TASK TO COMPLETE:
Begin at the first line of the data and copy each line through the one containing "import plotly.graph_objects as go", that line included, with no pictures.

═════ WORKING DATA ═════

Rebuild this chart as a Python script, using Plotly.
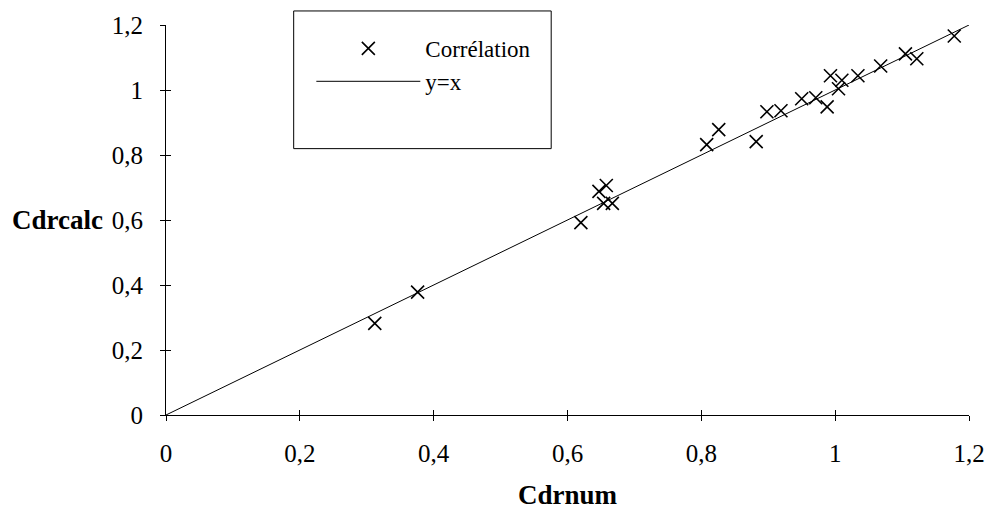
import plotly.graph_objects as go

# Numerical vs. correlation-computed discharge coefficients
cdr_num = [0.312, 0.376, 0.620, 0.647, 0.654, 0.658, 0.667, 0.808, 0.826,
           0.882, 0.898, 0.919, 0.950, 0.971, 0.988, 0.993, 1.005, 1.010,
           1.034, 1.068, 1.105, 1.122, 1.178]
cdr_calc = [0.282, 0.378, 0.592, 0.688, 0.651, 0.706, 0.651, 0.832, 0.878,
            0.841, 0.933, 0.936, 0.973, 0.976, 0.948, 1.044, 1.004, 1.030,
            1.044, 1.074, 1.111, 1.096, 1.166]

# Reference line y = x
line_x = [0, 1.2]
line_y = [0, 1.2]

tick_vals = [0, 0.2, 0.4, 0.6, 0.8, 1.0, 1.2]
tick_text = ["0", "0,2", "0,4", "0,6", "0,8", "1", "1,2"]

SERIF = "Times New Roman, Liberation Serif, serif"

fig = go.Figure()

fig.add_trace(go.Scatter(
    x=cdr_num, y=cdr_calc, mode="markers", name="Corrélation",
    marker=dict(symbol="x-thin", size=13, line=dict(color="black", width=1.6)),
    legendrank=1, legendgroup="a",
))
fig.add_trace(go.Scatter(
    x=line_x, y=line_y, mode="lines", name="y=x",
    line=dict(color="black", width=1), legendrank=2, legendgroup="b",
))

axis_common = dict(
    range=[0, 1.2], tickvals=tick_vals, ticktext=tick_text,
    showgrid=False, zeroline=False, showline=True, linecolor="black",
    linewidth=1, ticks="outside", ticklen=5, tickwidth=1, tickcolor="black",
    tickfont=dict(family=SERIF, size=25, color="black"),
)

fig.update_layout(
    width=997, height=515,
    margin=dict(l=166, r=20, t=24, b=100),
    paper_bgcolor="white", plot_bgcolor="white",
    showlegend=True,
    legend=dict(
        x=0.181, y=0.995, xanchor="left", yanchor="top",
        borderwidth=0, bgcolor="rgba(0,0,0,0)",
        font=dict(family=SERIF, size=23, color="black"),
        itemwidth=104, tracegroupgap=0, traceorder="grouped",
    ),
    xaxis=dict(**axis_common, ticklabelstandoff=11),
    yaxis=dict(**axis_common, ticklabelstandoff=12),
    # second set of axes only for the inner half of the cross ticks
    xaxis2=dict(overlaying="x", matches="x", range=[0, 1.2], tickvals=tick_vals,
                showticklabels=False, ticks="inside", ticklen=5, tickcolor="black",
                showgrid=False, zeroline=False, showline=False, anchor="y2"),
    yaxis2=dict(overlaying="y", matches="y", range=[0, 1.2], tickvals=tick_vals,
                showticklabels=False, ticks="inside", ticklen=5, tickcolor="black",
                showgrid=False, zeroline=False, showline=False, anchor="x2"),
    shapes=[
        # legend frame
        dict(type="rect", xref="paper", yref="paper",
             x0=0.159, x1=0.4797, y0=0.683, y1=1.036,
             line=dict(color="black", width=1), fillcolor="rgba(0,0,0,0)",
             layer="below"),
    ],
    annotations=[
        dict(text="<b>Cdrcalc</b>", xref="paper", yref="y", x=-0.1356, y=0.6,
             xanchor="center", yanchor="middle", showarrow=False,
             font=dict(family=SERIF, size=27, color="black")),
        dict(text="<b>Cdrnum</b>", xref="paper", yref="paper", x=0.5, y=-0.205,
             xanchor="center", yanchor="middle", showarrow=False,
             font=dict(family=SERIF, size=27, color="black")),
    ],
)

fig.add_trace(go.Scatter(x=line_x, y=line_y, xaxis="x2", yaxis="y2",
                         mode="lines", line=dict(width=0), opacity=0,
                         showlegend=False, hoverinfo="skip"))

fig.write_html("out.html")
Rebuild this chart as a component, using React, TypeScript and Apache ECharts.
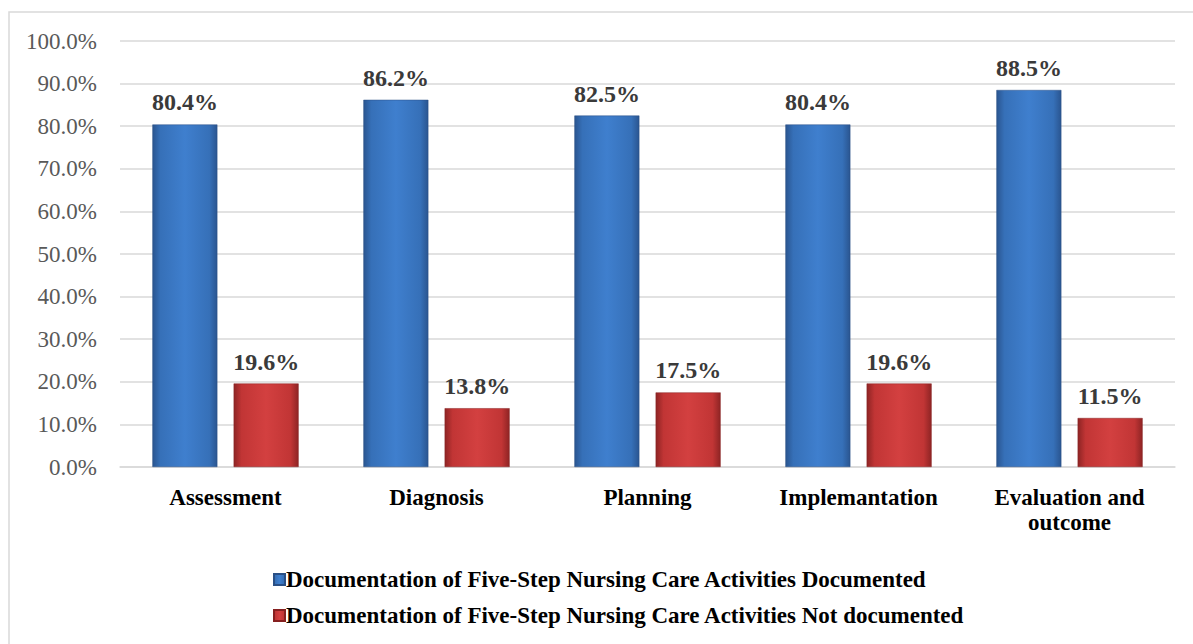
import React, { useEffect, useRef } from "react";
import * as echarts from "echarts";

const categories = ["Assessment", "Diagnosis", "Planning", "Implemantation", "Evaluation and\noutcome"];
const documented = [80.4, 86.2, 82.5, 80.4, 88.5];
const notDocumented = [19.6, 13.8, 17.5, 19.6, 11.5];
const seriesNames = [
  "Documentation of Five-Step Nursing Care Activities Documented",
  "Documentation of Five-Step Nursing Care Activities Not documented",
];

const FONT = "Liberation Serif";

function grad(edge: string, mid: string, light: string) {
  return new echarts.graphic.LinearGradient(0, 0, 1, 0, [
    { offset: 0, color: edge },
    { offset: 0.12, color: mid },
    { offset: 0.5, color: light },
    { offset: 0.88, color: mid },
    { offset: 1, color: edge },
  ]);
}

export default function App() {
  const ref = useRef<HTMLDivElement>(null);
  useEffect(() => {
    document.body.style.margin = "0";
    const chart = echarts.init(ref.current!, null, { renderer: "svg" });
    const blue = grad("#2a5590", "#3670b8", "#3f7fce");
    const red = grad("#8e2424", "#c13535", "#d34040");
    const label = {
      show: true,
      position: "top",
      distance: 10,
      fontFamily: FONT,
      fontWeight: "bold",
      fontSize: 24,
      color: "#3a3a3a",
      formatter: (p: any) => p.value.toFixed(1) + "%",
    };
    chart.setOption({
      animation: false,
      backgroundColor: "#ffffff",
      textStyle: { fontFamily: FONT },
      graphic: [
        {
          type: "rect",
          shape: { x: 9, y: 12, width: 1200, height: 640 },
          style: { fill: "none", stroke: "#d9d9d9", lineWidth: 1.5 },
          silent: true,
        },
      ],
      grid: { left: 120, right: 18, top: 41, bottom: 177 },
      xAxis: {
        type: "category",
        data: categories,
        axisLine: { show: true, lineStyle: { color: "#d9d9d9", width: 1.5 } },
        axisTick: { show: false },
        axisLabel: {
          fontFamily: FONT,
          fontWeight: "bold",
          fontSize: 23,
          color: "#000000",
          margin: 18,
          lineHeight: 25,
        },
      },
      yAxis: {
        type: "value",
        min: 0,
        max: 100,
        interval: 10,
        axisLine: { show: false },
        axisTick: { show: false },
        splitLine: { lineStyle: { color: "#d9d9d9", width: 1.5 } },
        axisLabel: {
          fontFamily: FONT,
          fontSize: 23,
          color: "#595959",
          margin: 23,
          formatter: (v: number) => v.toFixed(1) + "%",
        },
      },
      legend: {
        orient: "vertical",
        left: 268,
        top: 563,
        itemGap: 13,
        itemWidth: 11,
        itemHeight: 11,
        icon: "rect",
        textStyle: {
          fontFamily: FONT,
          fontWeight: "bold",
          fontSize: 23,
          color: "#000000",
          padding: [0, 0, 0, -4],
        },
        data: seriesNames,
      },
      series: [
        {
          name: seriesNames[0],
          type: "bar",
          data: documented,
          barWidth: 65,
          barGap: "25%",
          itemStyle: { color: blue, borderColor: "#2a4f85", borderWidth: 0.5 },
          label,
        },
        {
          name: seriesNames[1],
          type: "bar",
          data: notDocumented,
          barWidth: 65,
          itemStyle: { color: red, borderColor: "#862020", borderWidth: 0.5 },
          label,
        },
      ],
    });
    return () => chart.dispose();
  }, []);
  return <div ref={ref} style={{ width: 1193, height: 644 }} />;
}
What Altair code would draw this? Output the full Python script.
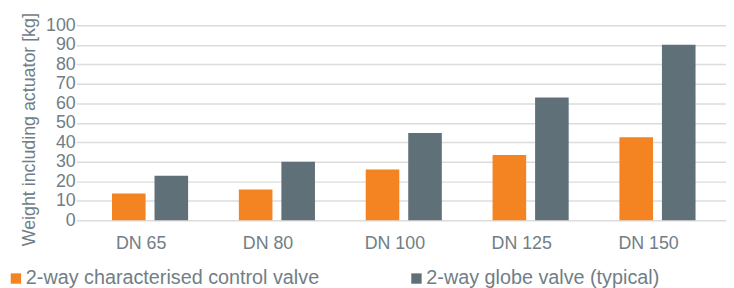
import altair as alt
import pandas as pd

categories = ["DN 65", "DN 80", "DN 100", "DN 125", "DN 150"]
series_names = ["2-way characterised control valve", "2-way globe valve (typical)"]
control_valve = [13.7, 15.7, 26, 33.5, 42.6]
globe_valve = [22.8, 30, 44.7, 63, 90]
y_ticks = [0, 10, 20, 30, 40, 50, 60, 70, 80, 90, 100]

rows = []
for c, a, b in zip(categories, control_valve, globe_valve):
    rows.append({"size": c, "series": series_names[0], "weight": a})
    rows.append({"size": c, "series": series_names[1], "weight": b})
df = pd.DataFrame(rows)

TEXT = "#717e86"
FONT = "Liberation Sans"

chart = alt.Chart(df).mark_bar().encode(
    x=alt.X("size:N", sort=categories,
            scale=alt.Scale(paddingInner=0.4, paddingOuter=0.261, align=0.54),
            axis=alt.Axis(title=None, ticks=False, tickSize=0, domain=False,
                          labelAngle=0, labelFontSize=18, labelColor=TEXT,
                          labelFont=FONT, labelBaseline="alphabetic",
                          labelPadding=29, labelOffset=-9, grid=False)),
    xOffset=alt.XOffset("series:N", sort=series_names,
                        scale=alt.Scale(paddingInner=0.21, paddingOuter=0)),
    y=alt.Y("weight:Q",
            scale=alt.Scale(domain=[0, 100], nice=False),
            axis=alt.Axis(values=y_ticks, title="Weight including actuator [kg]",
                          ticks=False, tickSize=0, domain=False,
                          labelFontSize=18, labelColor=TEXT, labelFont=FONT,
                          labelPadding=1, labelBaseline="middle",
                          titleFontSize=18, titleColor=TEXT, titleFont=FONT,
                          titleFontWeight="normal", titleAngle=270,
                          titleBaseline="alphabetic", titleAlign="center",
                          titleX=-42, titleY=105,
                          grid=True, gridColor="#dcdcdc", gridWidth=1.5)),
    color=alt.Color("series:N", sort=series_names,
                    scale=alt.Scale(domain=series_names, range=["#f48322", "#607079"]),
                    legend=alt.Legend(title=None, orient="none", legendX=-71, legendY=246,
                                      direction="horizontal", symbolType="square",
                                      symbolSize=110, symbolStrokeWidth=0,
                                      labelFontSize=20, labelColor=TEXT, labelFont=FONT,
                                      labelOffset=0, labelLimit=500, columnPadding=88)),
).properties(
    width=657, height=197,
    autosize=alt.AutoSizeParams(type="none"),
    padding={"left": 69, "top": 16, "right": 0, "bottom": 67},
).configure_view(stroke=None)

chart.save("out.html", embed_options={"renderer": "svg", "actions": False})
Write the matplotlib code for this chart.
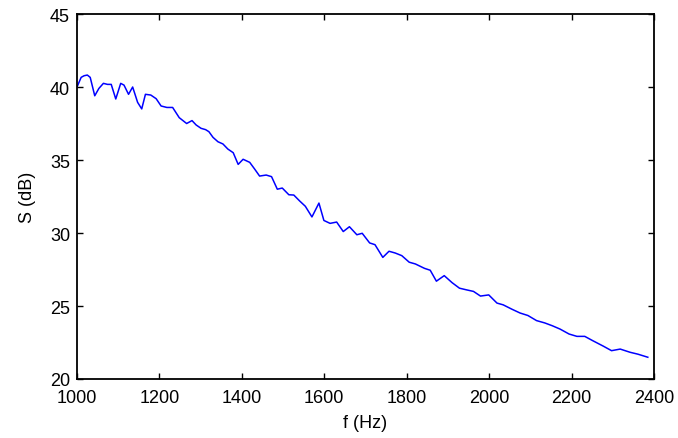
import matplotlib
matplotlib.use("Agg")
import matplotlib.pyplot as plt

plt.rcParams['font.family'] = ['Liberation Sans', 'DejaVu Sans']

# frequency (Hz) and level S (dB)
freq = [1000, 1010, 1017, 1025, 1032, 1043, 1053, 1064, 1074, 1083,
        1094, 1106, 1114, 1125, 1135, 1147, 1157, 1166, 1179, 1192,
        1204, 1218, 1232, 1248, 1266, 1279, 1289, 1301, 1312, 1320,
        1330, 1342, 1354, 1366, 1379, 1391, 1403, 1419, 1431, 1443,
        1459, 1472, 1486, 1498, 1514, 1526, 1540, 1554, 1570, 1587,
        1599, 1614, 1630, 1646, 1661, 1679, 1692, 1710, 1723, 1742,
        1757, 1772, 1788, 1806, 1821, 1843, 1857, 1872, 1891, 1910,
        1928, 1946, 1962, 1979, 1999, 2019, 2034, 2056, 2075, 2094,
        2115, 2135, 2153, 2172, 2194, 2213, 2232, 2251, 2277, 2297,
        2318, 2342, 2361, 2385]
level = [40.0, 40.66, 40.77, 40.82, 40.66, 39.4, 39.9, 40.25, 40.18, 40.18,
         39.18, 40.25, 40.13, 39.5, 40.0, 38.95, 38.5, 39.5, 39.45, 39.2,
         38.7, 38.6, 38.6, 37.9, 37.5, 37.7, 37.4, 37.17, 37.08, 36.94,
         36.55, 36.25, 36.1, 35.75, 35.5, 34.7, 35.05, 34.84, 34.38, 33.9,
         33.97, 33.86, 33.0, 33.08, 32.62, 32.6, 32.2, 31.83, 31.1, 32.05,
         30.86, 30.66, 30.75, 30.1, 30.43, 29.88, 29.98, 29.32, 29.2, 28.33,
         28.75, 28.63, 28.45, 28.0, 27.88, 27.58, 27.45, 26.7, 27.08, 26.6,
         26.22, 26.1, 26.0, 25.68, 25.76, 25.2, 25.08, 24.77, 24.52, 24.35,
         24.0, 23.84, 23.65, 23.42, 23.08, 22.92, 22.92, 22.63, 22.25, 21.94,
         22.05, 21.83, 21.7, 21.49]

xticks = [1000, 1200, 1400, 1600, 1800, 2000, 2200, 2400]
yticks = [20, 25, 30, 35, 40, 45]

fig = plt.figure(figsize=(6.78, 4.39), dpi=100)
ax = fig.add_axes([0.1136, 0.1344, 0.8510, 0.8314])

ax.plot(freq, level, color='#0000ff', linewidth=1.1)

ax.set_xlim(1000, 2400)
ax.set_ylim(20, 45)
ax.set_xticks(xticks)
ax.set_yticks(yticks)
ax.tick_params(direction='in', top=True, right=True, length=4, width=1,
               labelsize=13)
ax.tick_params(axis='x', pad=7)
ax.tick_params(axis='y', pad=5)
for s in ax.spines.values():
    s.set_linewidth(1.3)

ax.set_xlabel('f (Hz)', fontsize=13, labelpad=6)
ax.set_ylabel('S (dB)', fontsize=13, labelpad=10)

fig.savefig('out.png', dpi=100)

═════

PROBLEM SOLUTION:
Rebuild this chart as a Python script, using Plotly.
import plotly.graph_objects as go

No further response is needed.